Medical Testing Giant LabCorp Hit by Ransomware Attack, Raising Questions About Information-Security Practices

LabCorp, one of the largest medical-testing laboratories in the United States, had many of its computer systems taken offline last weekend by ransomware known as SamSam.

The company, which processes more than 100-million lab tests per year, first reported the breach on Monday, initially describing it as “suspicious activity” detected on the company’s computer systems, prompting fears – and speculation by many in the media – that patient data may have been stolen. Since then, however, LabCorp has clarified in a disclosure filed with the SEC that “there is no evidence of unauthorized transfer or misuse of data.”

LabCorp has explained that its information-security team noticed the ransomware attack immediately after the malware encrypted data on the first such-infected system, and took quick action to contain and eliminate the threat; the firm claims to have neutralized the attack in under an hour. However – and let this be a warning to everyone about how fast ransomware can spread even after being detected – during the 50 minutes in which it was alive and being fought by security personnel, the ransomware is believed to have infected and encrypted data on 7,000 systems, including 350 production servers and over 1,500 other servers.

At present, multiple media venues report that the penetration into LabCorp was achieved via a brute force RDP attack, and that only Windows systems were impacted. At a high level, RDP brute-force attacks involve hackers scanning to find systems to which they can communicate in order to request remote access, and, upon finding such computers, trying numerous passwords until they guess the correct one; as such, RDP brute force attacks generally succeed only when the victim has not adhered to information-security best practices such as requiring multi-factor authentication for remote access, establishing long timeouts after multiple failed login attempts, and alerting administrators of suspicious attempts ot gain access.

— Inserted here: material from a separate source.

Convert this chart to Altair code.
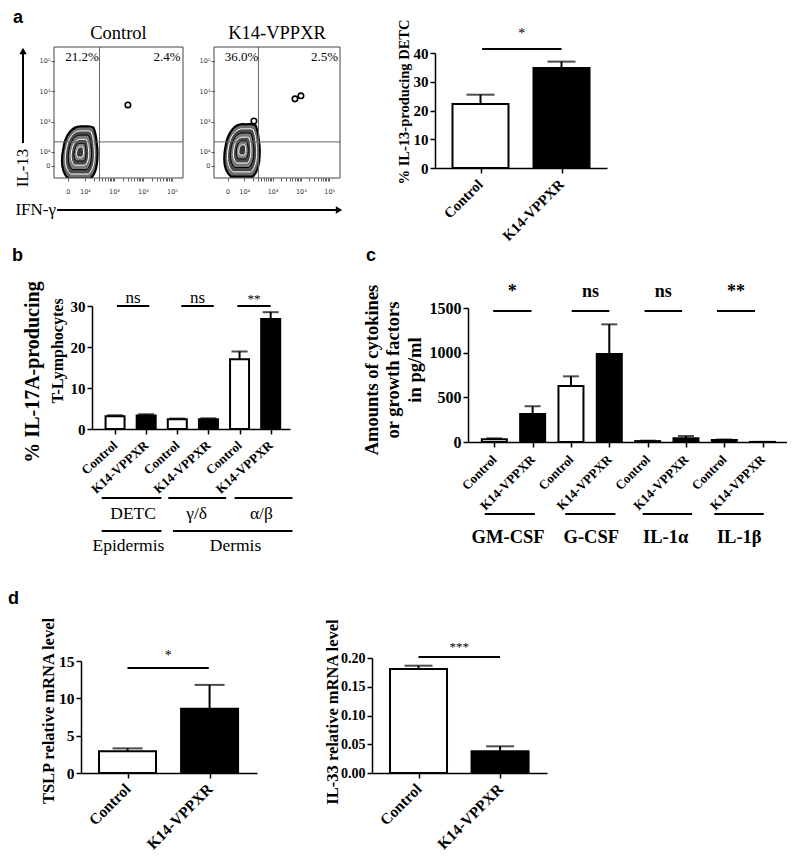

Over the last couple years, criminals have increasingly directed ransomware attacks at healthcare-related facilities, perhaps reasoning that such organizations are less likely than other businesses to have the luxury of going offline in order to restore from backups, as delays of such sort can be life threatening. As Pravin Kothari, CEO of cybersecurity solution provider CipherCloud, pointed out to me, “LabCorp connects electronically to many physician electronic medical record/electronic healthcare record (EMR/EHR) systems to both receive requests from physicians for patient testing, and then to return the results,” and, as such, the folks who breached LabCorp may have hoped to leverage their attack to spread ransomware far beyond just the medical testing giant. At present, however, reports are that it appears from logs that the malware was contained.

LabCorp has noted to the SEC that it has “notified the relevant authorities of the suspicious activity and will cooperate in any investigation.”